Opinion
April 5, 1918.
Benjamin Trapnell, for the appellant.
Andrew C. Troy [ Lamar Hardy, Corporation Counsel, and Paul Jones with him on the brief], for the respondent.
In conveyances, defined bounds and courses should control, and generally not be enlarged or diminished because the description may conclude with a reference to prior deeds. Where the prior deed referred to is a conveyance wholly distinct and independent, such reference is taken to point out the chain of title, and not to cut down or extend the area which the later deed had precisely described. However, when a deed goes with a purchase-money mortgage, the two instruments in effect make up one transaction. ( De Garmo v. Phelps, 176 N.Y. 455.) There is a necessary intent to mortgage back the identical lands conveyed to the mortgagor. To keep back from the grantor's security any part, or appurtenances, is a breach of the buyer's obligation and denies his own recitals in such a mortgage. The difficulty here is not a wrong course or a confused statement of location, or of quantity. It is rather a careless, though natural omission by the scrivener, who by force of habit stops short in copying from the older deed at the finishing words "to the point or place of beginning." The separate paragraph here omitted from the descriptions of each of the two parcels was: "Together with all the right, title and interest of the parties of the first part of, in and to East 15th Street and White Street lying in front of and adjoining said premises to the centre line thereof."
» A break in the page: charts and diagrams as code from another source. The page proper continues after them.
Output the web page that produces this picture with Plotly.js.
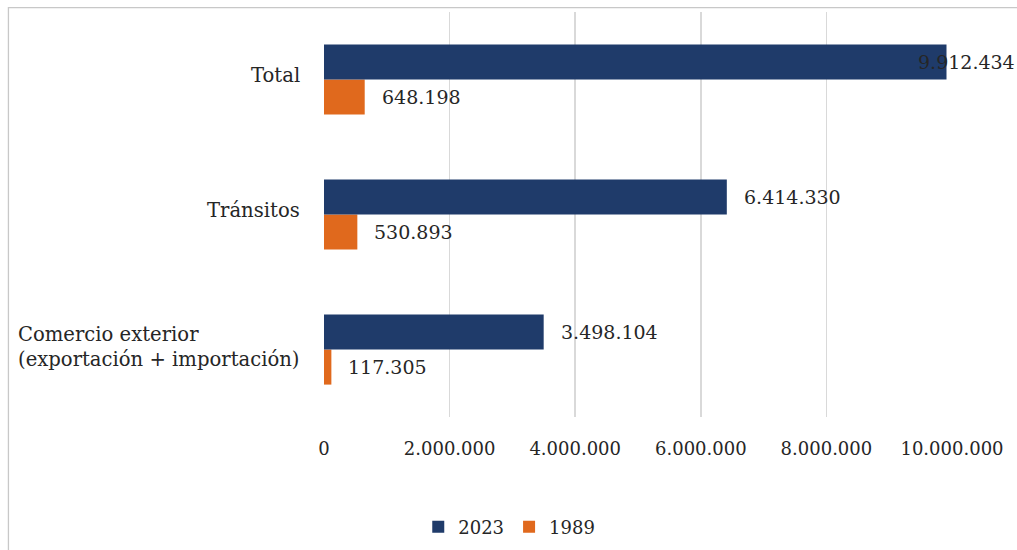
<!DOCTYPE html>
<html>
<head>
<meta charset="utf-8">
<script src="https://cdn.plot.ly/plotly-3.0.1.min.js"></script>
<style>html,body{margin:0;padding:0;background:#fff;}#chart{width:1017px;height:550px;}</style>
</head>
<body>
<div id="chart"></div>
<script>
// Categories listed bottom-to-top
const categories = ["Comercio exterior", "Tránsitos", "Total"];
const categoryLabels = ["Comercio exterior<br>(exportación + importación)", "Tránsitos", "Total"];
const values2023 = [3498104, 6414330, 9912434];
const values1989 = [117305, 530893, 648198];
const labels2023 = ["3.498.104", "6.414.330", "9.912.434"];
const labels1989 = ["117.305", "530.893", "648.198"];
const tickVals = [0, 2000000, 4000000, 6000000, 8000000, 10000000];
const tickText = ["0", "2.000.000", "4.000.000", "6.000.000", "8.000.000", "10.000.000"];

const FONT = "DejaVu Serif, serif";
const TXT = "#262626";
const NAVY = "#1F3B6A";
const ORANGE = "#E0691D";

const traces = [
  {type: "bar", orientation: "h", name: "1989", y: categories, x: values1989,
   marker: {color: ORANGE}, hoverinfo: "skip"},
  {type: "bar", orientation: "h", name: "2023", y: categories, x: values2023,
   marker: {color: NAVY}, hoverinfo: "skip"}
];

const annotations = [];
categories.forEach((c, i) => {
  annotations.push({x: values2023[i], y: c, xref: "x", yref: "y", text: labels2023[i],
    showarrow: false, xanchor: "left", xshift: (i === 2 ? -31 : 15), yshift: 17.5,
    font: {family: FONT, size: 19, color: TXT}});
  annotations.push({x: values1989[i], y: c, xref: "x", yref: "y", text: labels1989[i],
    showarrow: false, xanchor: "left", xshift: 15, yshift: -17.5,
    font: {family: FONT, size: 19, color: TXT}});
  annotations.push({x: 0, y: c, xref: "paper", yref: "y", text: categoryLabels[i],
    showarrow: false, xanchor: "right", align: "left", xshift: -22,
    yshift: (i === 0 ? 3 : 4),
    font: {family: FONT, size: 19.6, color: TXT}});
});

const layout = {
  width: 1017, height: 550,
  margin: {l: 324, r: 65, t: 12, b: 133, autoexpand: false},
  paper_bgcolor: "#fff", plot_bgcolor: "#fff",
  barmode: "group", bargap: 0.48, bargroupgap: 0,
  showlegend: true,
  legend: {orientation: "h", traceorder: "reversed", x: 0.295, xanchor: "center",
    y: -0.272, yanchor: "middle", font: {family: FONT, size: 18, color: TXT},
    itemwidth: 30},
  xaxis: {range: [0, 10000000], tickvals: tickVals, ticktext: tickText,
    showgrid: true, gridcolor: "#D9D9D9", gridwidth: 1.5, zeroline: false,
    showline: false, ticks: "", ticklabelstandoff: 19, automargin: false,
    tickfont: {family: FONT, size: 18, color: TXT}, fixedrange: true},
  yaxis: {type: "category", categoryorder: "array", categoryarray: categories,
    showticklabels: false, showgrid: false, zeroline: false, showline: false,
    ticks: "", fixedrange: true, automargin: false},
  annotations: annotations,
  shapes: [{type: "rect", xref: "paper", yref: "paper",
    x0: -0.5025, x1: 1.3, y0: -0.6, y1: 1.011,
    line: {color: "#C8C8C8", width: 1.3}, fillcolor: "rgba(0,0,0,0)", layer: "below"}]
};

Plotly.newPlot("chart", traces, layout, {displayModeBar: false, staticPlot: true});
</script>
</body>
</html>
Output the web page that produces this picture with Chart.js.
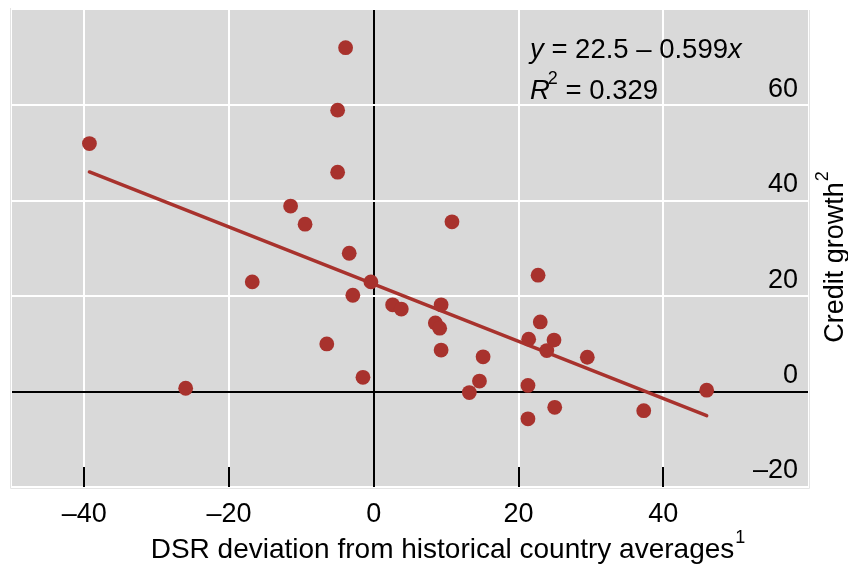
<!DOCTYPE html>
<html>
<head>
<meta charset="utf-8">
<script src="https://cdn.jsdelivr.net/npm/chart.js@4.4.1/dist/chart.umd.min.js"></script>
<style>
  html, body { margin: 0; padding: 0; background: #fff; }
</style>
</head>
<body>
<canvas id="dsrChart" width="848" height="567"></canvas>
<script>
// DSR deviation (x) against credit growth (y), one point per country
const dsrDeviation = [
  -39.3, -26.0, -16.8, -11.5, -9.5, -3.9, -5.0, -5.0, -3.4, -2.9, -6.5, -1.5, -0.4,
  10.8, 2.6, 3.8, 9.3, 8.5, 9.1, 9.3, 15.1, 14.6, 13.2,
  22.7, 23.0, 21.4, 24.9, 23.9, 29.5, 21.3, 21.3, 25.0, 37.3, 46.0
];
const creditGrowth = [
  52.0, 0.7, 23.0, 38.9, 35.1, 72.1, 59.0, 46.0, 29.0, 20.2, 10.0, 3.0, 23.0,
  35.6, 18.2, 17.3, 18.2, 14.4, 13.3, 8.7, 7.3, 2.2, -0.2,
  24.4, 14.6, 11.0, 10.8, 8.6, 7.2, 1.3, -5.7, -3.3, -4.0, 0.3
];
const xTickValues = [-40, -20, 0, 20, 40];
const yTickValues = [-20, 0, 20, 40, 60];

// regression fit
const fitIntercept = 22.5;
const fitSlope = -0.599;
const fitR2 = '0.329';

const RED = '#a8322d';
const FONT = '"Liberation Sans", Arial, Helvetica, sans-serif';

const fmt = v => (v < 0 ? '\u2013' + Math.abs(v) : String(v));

const xMin = Math.min(...dsrDeviation);
const xMax = Math.max(...dsrDeviation);
const fitLine = [xMin, xMax].map(x => ({ x: x, y: fitIntercept + fitSlope * x }));

// draws a run of text pieces; italic / superscript per piece
function drawRuns(ctx, x, y, runs, size) {
  runs.forEach(r => {
    const s = r.sup ? 18 : size;
    ctx.font = (r.italic ? 'italic ' : '') + s + 'px ' + FONT;
    ctx.fillText(r.text, x + (r.dx || 0), r.sup ? y - 15 : y);
    x += ctx.measureText(r.text).width + (r.dx || 0);
  });
  return x;
}
function runsWidth(ctx, runs, size) {
  let w = 0;
  runs.forEach(r => {
    ctx.font = (r.italic ? 'italic ' : '') + (r.sup ? 18 : size) + 'px ' + FONT;
    w += ctx.measureText(r.text).width + (r.dx || 0);
  });
  return w;
}

const panelPlugin = {
  id: 'panel',
  beforeDraw(chart) {
    const { ctx, chartArea: a } = chart;
    ctx.save();
    ctx.fillStyle = '#d9d9d9';
    ctx.fillRect(a.left, a.top, a.right - a.left, a.bottom - a.top);
    ctx.strokeStyle = '#e4e4e4';
    ctx.lineWidth = 1;
    ctx.beginPath();
    ctx.moveTo(a.left - 1.5, a.top - 2);
    ctx.lineTo(a.left - 1.5, a.bottom + 1.5);
    ctx.lineTo(a.right + 1.5, a.bottom + 1.5);
    ctx.lineTo(a.right + 1.5, a.top);
    ctx.stroke();
    ctx.restore();
  },
  beforeDatasetsDraw(chart) {
    // short ticks standing on the bottom edge
    const { ctx, chartArea: a, scales: { x } } = chart;
    ctx.save();
    ctx.strokeStyle = '#000';
    ctx.lineWidth = 2;
    xTickValues.forEach(v => {
      const px = Math.round(x.getPixelForValue(v));
      ctx.beginPath();
      ctx.moveTo(px, a.bottom - 20);
      ctx.lineTo(px, a.bottom);
      ctx.stroke();
    });
    ctx.restore();
  },
  afterDraw(chart) {
    const { ctx } = chart;
    ctx.save();
    ctx.fillStyle = '#000';
    ctx.textAlign = 'left';
    ctx.textBaseline = 'alphabetic';

    // equation box
    drawRuns(ctx, 530, 58, [
      { text: 'y', italic: true },
      { text: ' = ' + fitIntercept + ' \u2013 ' + Math.abs(fitSlope) },
      { text: 'x', italic: true }
    ], 27.5);
    drawRuns(ctx, 530, 99, [
      { text: 'R', italic: true },
      { text: '2', sup: true, dx: -2 },
      { text: ' = ' + fitR2 }
    ], 27.5);

    // x axis title
    const xRuns = [
      { text: 'DSR deviation from historical country averages' },
      { text: '1', sup: true, dx: 1 }
    ];
    const xw = runsWidth(ctx, xRuns, 28);
    drawRuns(ctx, 448 - xw / 2, 558, xRuns, 28);

    // y axis title, reading upward
    const yRuns = [
      { text: 'Credit growth' },
      { text: '2', sup: true, dx: 1 }
    ];
    const yw = runsWidth(ctx, yRuns, 27);
    ctx.translate(843, 257 + yw / 2);
    ctx.rotate(-Math.PI / 2);
    drawRuns(ctx, 0, 0, yRuns, 27);
    ctx.restore();
  }
};

const gridColor = c => (c.tick && c.tick.value === 0 ? '#000' : '#fff');

new Chart(document.getElementById('dsrChart'), {
  type: 'scatter',
  data: {
    datasets: [
      {
        data: dsrDeviation.map((x, i) => ({ x: x, y: creditGrowth[i] })),
        backgroundColor: RED,
        borderWidth: 0,
        pointRadius: 7.4,
        pointHoverRadius: 7.4,
        order: 1
      },
      {
        type: 'line',
        data: fitLine,
        borderColor: RED,
        borderWidth: 3.5,
        borderCapStyle: 'round',
        pointRadius: 0,
        fill: false,
        order: 2
      }
    ]
  },
  options: {
    responsive: false,
    animation: false,
    devicePixelRatio: 1,
    layout: { padding: { left: 12, top: 10, right: 0, bottom: 0 } },
    plugins: {
      legend: { display: false },
      tooltip: { enabled: false }
    },
    scales: {
      x: {
        type: 'linear',
        position: 'bottom',
        min: -50,
        max: 60,
        afterBuildTicks: s => { s.ticks = xTickValues.map(v => ({ value: v })); },
        afterFit: s => { s.height = 80; },
        grid: { color: gridColor, lineWidth: 2, drawTicks: false },
        border: { display: false },
        ticks: {
          padding: 11,
          color: '#000',
          font: { size: 27, family: FONT },
          maxRotation: 0,
          callback: v => fmt(v)
        }
      },
      y: {
        type: 'linear',
        position: 'right',
        min: -20,
        max: 80,
        afterBuildTicks: s => { s.ticks = yTickValues.map(v => ({ value: v })); },
        afterFit: s => { s.width = 40; },
        grid: { color: gridColor, lineWidth: 2, drawTicks: false },
        border: { display: false },
        ticks: {
          mirror: true,
          padding: -10,
          labelOffset: -16,
          color: '#000',
          font: { size: 27, family: FONT },
          callback: v => fmt(v)
        }
      }
    }
  },
  plugins: [panelPlugin]
});
</script>
</body>
</html>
The effect of construing together the deed and a purchase-money mortgage goes so far as to correct the name of the mortgagor where the initials raised a doubt, since every presumption is in favor of the identity of the mortgagor with the grantee. ( McDuffie v. Clark, 9 N.Y. Supp. 826.) What motive would the buyer of such lots have to hold back from the security such isolated strips? That same public policy which favors keeping them with the abutting lots, to which they naturally pertain, sustains the construction that includes them in this mortgage. If left out, the part of the street bed remains a naked, unproductive fee, without pecuniary advantage. ( Matter of City of N.Y. [ Decatur Street], 196 N.Y. 286, 289; 2 Devlin Deeds [3d ed.] § 1028a; Pitney v. Huested, 8 App. Div. 105.) Assuming an honest purpose to return to the grantor a security upon all the property granted, and thus reading together the deed and mortgage, we give effect to the mutual intent by holding that the purchaser of these parcels mortgaged back its entire right, title and interest in the adjoining streets.
I advise to reverse the order on reargument, with ten dollars costs and disbursements, and to grant petitioner's motion.
JENKS, P.J., and KELLY, J., concurred; RICH and BLACKMAR, JJ., voted to affirm.
Order reversed on reargument, with ten dollars costs and disbursements, and petitioner's motion granted.